A simple maintenance routine

  • Add browns and greens together
  • Keep the pile as moist as a wrung-out sponge
  • Turn it every one to two weeks if you want faster decomposition
  • Chop or shred large materials
  • Avoid letting the pile sit for months without adjustment

These small habits reduce the chance that the pile will stall again.

FAQ

Why is my compost pile not heating up?

The most common reasons are too little nitrogen, not enough moisture, poor aeration, or a pile that is too small. A cold compost pile usually needs a combination of corrections, not one single fix.

Can compost work even if it stays cold?

Yes. Slow compost still breaks down over time. It simply takes longer.
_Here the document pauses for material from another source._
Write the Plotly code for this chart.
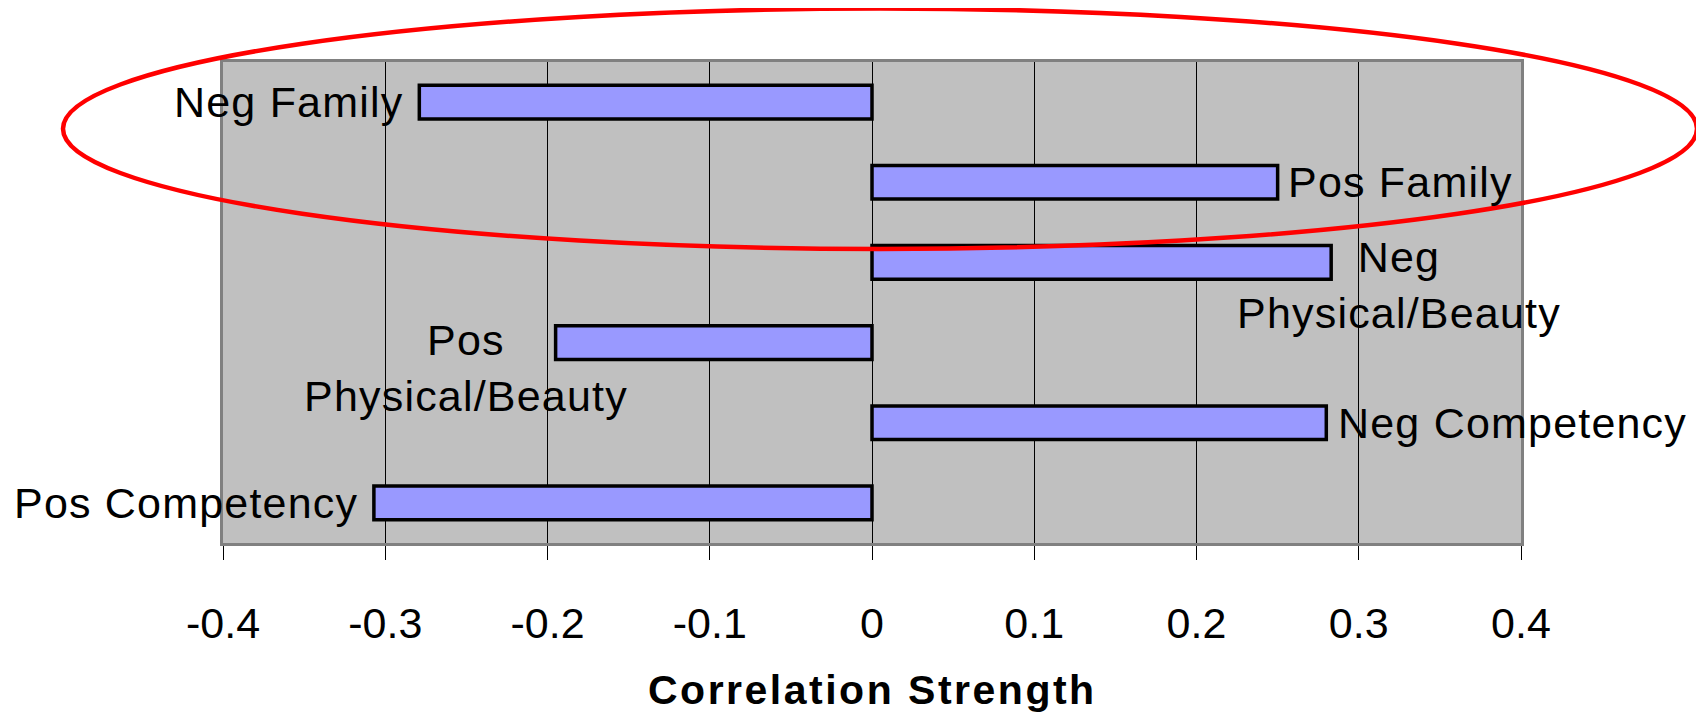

The pile may not reach the high temperatures associated with rapid decomposition, but it can still produce usable compost.

Should I add water or more greens first?

Check the pile first. If it is dry, add water and some greens. If it is wet and compacted, add browns and turn it. The right moisture fix depends on the current texture.

How often should I turn a slow compost pile?

For faster results, turning every one to two weeks is common. If the pile is already balanced and only needs time, less frequent turning may be enough. Turning is most useful when aeration is the main issue.

Is it okay to add more kitchen scraps to a cold pile?

Yes, but add them with enough browns to keep the pile balanced. Kitchen scraps alone can create wet pockets and odors if they are not mixed well.

Conclusion

A compost pile that stays cold usually has a simple explanation: too much carbon, too little nitrogen, insufficient moisture, poor aeration, or a pile that is too small to hold heat. Once you identify the weak point, the fix is usually straightforward. Rebalance the materials, apply a moisture fix, improve aeration, and give the pile enough volume to support microbial activity. With a little adjustment, even a slow compost pile can begin to break down in a more useful and predictable way.